**What is expected:** Give an exact copy of every line, leaving images out.

**Provided data:**
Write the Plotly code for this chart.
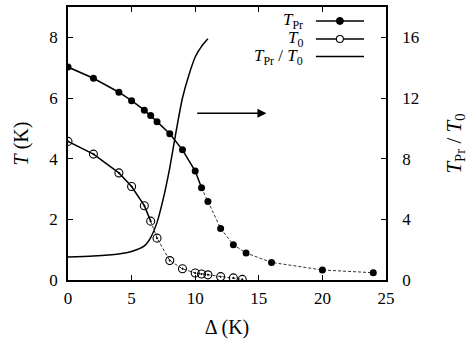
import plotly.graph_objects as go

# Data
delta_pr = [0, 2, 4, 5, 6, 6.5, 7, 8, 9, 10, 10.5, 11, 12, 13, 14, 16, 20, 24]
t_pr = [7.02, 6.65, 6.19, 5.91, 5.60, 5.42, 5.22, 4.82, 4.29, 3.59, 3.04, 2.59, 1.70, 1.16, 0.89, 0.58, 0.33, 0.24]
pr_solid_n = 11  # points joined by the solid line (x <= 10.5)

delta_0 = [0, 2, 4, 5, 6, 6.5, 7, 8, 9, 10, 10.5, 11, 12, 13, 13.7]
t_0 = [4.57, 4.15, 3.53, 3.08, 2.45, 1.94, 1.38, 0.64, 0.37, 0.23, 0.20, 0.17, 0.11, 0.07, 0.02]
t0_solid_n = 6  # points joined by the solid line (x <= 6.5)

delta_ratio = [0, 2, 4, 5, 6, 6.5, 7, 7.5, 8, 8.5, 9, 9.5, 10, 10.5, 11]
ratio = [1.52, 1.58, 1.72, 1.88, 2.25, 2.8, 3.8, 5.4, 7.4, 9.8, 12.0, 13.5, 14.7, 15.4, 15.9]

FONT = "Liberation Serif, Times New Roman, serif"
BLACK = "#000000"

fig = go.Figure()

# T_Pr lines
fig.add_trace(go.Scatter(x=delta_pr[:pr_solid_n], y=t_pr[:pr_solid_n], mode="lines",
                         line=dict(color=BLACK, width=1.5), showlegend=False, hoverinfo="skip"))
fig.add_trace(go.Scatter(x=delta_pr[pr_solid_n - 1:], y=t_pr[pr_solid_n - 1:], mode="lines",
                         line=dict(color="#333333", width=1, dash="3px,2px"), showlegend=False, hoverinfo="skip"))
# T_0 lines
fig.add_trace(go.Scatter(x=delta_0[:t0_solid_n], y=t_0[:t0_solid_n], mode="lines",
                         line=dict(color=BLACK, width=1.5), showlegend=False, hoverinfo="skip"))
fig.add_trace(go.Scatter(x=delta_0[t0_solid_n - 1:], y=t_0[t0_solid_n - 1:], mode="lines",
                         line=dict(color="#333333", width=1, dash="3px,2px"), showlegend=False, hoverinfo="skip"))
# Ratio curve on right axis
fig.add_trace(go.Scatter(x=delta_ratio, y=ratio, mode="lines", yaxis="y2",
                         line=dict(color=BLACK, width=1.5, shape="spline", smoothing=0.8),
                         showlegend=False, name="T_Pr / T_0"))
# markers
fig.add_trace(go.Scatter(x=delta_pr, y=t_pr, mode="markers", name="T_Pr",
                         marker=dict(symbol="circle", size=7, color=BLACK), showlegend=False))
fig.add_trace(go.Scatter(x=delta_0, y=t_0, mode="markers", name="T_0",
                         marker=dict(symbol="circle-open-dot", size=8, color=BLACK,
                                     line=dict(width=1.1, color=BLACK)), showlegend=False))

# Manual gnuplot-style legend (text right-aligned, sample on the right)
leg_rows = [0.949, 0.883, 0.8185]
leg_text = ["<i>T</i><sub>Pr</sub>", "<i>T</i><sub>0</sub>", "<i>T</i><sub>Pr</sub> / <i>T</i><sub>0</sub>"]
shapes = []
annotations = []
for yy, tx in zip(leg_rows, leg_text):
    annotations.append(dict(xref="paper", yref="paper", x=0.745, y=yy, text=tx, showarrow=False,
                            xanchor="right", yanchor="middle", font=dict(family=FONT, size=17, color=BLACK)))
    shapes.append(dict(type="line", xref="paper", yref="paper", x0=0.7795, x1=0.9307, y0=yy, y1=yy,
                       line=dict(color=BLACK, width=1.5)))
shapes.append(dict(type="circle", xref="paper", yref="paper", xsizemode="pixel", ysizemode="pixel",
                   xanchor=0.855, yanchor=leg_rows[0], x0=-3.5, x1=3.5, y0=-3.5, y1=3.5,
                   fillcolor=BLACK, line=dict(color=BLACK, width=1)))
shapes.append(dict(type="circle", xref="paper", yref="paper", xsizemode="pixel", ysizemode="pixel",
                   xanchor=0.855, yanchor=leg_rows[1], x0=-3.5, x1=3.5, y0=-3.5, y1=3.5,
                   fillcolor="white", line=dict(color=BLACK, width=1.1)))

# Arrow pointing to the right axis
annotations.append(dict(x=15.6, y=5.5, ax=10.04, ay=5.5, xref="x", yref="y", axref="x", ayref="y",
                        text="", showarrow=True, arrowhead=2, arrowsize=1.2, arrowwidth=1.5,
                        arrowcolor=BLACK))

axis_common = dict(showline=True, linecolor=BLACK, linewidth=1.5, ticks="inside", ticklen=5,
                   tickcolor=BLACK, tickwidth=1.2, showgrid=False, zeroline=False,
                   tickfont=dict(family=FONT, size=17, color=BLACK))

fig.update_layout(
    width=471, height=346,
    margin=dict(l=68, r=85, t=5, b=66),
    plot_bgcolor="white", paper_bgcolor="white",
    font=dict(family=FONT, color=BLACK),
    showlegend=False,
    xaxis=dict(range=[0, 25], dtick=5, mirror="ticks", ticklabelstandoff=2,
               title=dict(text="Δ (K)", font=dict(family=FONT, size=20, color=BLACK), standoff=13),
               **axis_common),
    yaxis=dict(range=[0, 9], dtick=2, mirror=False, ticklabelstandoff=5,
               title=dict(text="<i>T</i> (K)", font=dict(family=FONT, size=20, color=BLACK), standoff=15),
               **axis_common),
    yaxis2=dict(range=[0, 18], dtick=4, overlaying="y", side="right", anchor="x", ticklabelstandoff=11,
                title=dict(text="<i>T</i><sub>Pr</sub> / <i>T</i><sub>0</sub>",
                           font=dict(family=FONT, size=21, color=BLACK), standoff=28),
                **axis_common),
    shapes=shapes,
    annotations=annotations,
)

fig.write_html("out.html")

**Task response:**
Write the Plotly code for this chart.
import plotly.graph_objects as go

# Data
delta_pr = [0, 2, 4, 5, 6, 6.5, 7, 8, 9, 10, 10.5, 11, 12, 13, 14, 16, 20, 24]
t_pr = [7.02, 6.65, 6.19, 5.91, 5.60, 5.42, 5.22, 4.82, 4.29, 3.59, 3.04, 2.59, 1.70, 1.16, 0.89, 0.58, 0.33, 0.24]
pr_solid_n = 11  # points joined by the solid line (x <= 10.5)

delta_0 = [0, 2, 4, 5, 6, 6.5, 7, 8, 9, 10, 10.5, 11, 12, 13, 13.7]
t_0 = [4.57, 4.15, 3.53, 3.08, 2.45, 1.94, 1.38, 0.64, 0.37, 0.23, 0.20, 0.17, 0.11, 0.07, 0.02]
t0_solid_n = 6  # points joined by the solid line (x <= 6.5)

delta_ratio = [0, 2, 4, 5, 6, 6.5, 7, 7.5, 8, 8.5, 9, 9.5, 10, 10.5, 11]
ratio = [1.52, 1.58, 1.72, 1.88, 2.25, 2.8, 3.8, 5.4, 7.4, 9.8, 12.0, 13.5, 14.7, 15.4, 15.9]

FONT = "Liberation Serif, Times New Roman, serif"
BLACK = "#000000"

fig = go.Figure()

# T_Pr lines
fig.add_trace(go.Scatter(x=delta_pr[:pr_solid_n], y=t_pr[:pr_solid_n], mode="lines",
                         line=dict(color=BLACK, width=1.5), showlegend=False, hoverinfo="skip"))
fig.add_trace(go.Scatter(x=delta_pr[pr_solid_n - 1:], y=t_pr[pr_solid_n - 1:], mode="lines",
                         line=dict(color="#333333", width=1, dash="3px,2px"), showlegend=False, hoverinfo="skip"))
# T_0 lines
fig.add_trace(go.Scatter(x=delta_0[:t0_solid_n], y=t_0[:t0_solid_n], mode="lines",
                         line=dict(color=BLACK, width=1.5), showlegend=False, hoverinfo="skip"))
fig.add_trace(go.Scatter(x=delta_0[t0_solid_n - 1:], y=t_0[t0_solid_n - 1:], mode="lines",
                         line=dict(color="#333333", width=1, dash="3px,2px"), showlegend=False, hoverinfo="skip"))
# Ratio curve on right axis
fig.add_trace(go.Scatter(x=delta_ratio, y=ratio, mode="lines", yaxis="y2",
                         line=dict(color=BLACK, width=1.5, shape="spline", smoothing=0.8),
                         showlegend=False, name="T_Pr / T_0"))
# markers
fig.add_trace(go.Scatter(x=delta_pr, y=t_pr, mode="markers", name="T_Pr",
                         marker=dict(symbol="circle", size=7, color=BLACK), showlegend=False))
fig.add_trace(go.Scatter(x=delta_0, y=t_0, mode="markers", name="T_0",
                         marker=dict(symbol="circle-open-dot", size=8, color=BLACK,
                                     line=dict(width=1.1, color=BLACK)), showlegend=False))

# Manual gnuplot-style legend (text right-aligned, sample on the right)
leg_rows = [0.949, 0.883, 0.8185]
leg_text = ["<i>T</i><sub>Pr</sub>", "<i>T</i><sub>0</sub>", "<i>T</i><sub>Pr</sub> / <i>T</i><sub>0</sub>"]
shapes = []
annotations = []
for yy, tx in zip(leg_rows, leg_text):
    annotations.append(dict(xref="paper", yref="paper", x=0.745, y=yy, text=tx, showarrow=False,
                            xanchor="right", yanchor="middle", font=dict(family=FONT, size=17, color=BLACK)))
    shapes.append(dict(type="line", xref="paper", yref="paper", x0=0.7795, x1=0.9307, y0=yy, y1=yy,
                       line=dict(color=BLACK, width=1.5)))
shapes.append(dict(type="circle", xref="paper", yref="paper", xsizemode="pixel", ysizemode="pixel",
                   xanchor=0.855, yanchor=leg_rows[0], x0=-3.5, x1=3.5, y0=-3.5, y1=3.5,
                   fillcolor=BLACK, line=dict(color=BLACK, width=1)))
shapes.append(dict(type="circle", xref="paper", yref="paper", xsizemode="pixel", ysizemode="pixel",
                   xanchor=0.855, yanchor=leg_rows[1], x0=-3.5, x1=3.5, y0=-3.5, y1=3.5,
                   fillcolor="white", line=dict(color=BLACK, width=1.1)))

# Arrow pointing to the right axis
annotations.append(dict(x=15.6, y=5.5, ax=10.04, ay=5.5, xref="x", yref="y", axref="x", ayref="y",
                        text="", showarrow=True, arrowhead=2, arrowsize=1.2, arrowwidth=1.5,
                        arrowcolor=BLACK))

axis_common = dict(showline=True, linecolor=BLACK, linewidth=1.5, ticks="inside", ticklen=5,
                   tickcolor=BLACK, tickwidth=1.2, showgrid=False, zeroline=False,
                   tickfont=dict(family=FONT, size=17, color=BLACK))

fig.update_layout(
    width=471, height=346,
    margin=dict(l=68, r=85, t=5, b=66),
    plot_bgcolor="white", paper_bgcolor="white",
    font=dict(family=FONT, color=BLACK),
    showlegend=False,
    xaxis=dict(range=[0, 25], dtick=5, mirror="ticks", ticklabelstandoff=2,
               title=dict(text="Δ (K)", font=dict(family=FONT, size=20, color=BLACK), standoff=13),
               **axis_common),
    yaxis=dict(range=[0, 9], dtick=2, mirror=False, ticklabelstandoff=5,
               title=dict(text="<i>T</i> (K)", font=dict(family=FONT, size=20, color=BLACK), standoff=15),
               **axis_common),
    yaxis2=dict(range=[0, 18], dtick=4, overlaying="y", side="right", anchor="x", ticklabelstandoff=11,
                title=dict(text="<i>T</i><sub>Pr</sub> / <i>T</i><sub>0</sub>",
                           font=dict(family=FONT, size=21, color=BLACK), standoff=28),
                **axis_common),
    shapes=shapes,
    annotations=annotations,
)

fig.write_html("out.html")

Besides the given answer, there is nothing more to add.